Thu, 19 Oct 1995

Merpati sets example

The board of directors of the state-owned Merpati Nusantara Airlines should be commended for having the courage to hold firmly to common business sense. Despite pressure from the Ministry of Transportation and a politically well-connected company, Merpati's refusal to lease 16 CN-235 aircraft made by the state-owned IPTN aerospace company should set an example for other state firms to stand up against commercially unviable requests or irrational government intervention.

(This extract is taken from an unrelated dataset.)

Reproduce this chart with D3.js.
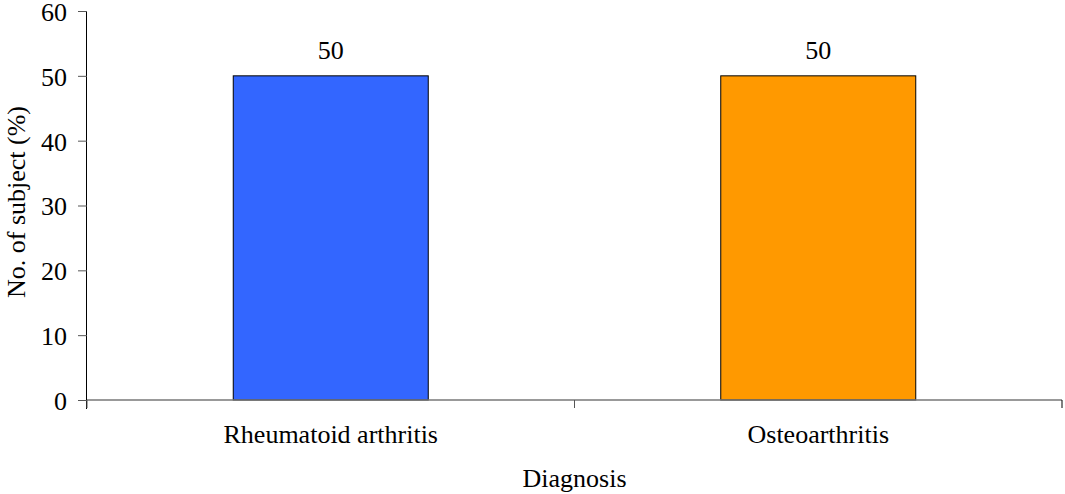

Merpati's management is the most competent to assess the commercial viability of the 35-seat aircraft made by IPTN, which is chaired by technology minister B.J. Habibie, because the airline has been operating 14 CN-235s since 1986. Merpati's president, Ridwan Fataruddin, said their CN-235s currently in operation have been losing money due to their unusually high operating costs. Merpati loses Rp 406,000 (US$182) per flight on its Jakarta-Bandung route, which is served eight times a day by four CN-235s. Ridwan supported his statement with a detailed cost breakdown to prove that the losses stemmed from inefficient airplanes and not sloppy operational management.

At the risk of losing his job, Ridwan tried to maintain his managerial reputation by making a decision that was rational and important to the company's survival. Merpati received its present CN-235s as equity capital from the government. Even though the acquisition exacted no capital costs on the company, the planes continued to lose money. The monthly cost to lease an additional 16 CN-235s would reach $110,000 per plane.

As a subsidiary of Garuda Indonesia, Merpati has often been vulnerable at the mercy of the national flag-carrier. On several occasions Merpati has served as the dumping ground for Garuda's aging DC-9s, Fokker 27s and Fokker 28s. Merpati was also the proving ground for IPTN's Casa-212 and CN-235. Because its small fleet consists of such a wide variety of airplanes, its maintenance and operation costs are unusually high.

A few years ago, Garuda began to phase out its domestic routes and decided to maintain only the 12 routes directly connected to its international services. But Garuda, beaten in the international market by more efficient airlines, has been forced to take back most of the domestic routes previously given to Merpati.

As a state-owned company, Merpati is especially vulnerable to intervention from the Ministry of Transportation, whose pressure to lease the 16 CN-235s from PT Arta Saka Nusaphala, owned jointly by the Bakrie and Humpuss groups, is just one example. Merpati has long suffered from too many outside interventions and the time has come for the company's management to show some courage and establish managerial autonomy.

We wonder how Merpati has been able to survive commercially in a market which has become much more competitive since domestic airline service was partially deregulated. How could Merpati operate efficiently if the capital costs of its earning assets -- aircraft -- were significantly higher than those paid by its competitors.

We are confident that Minister of Finance Mar'ie Muhammad, the nominal government shareholder in all state companies, will support Merpati's decision. After all, Mar'ie himself has often shown exceptional courage in taking rational measures against insensible political pressures.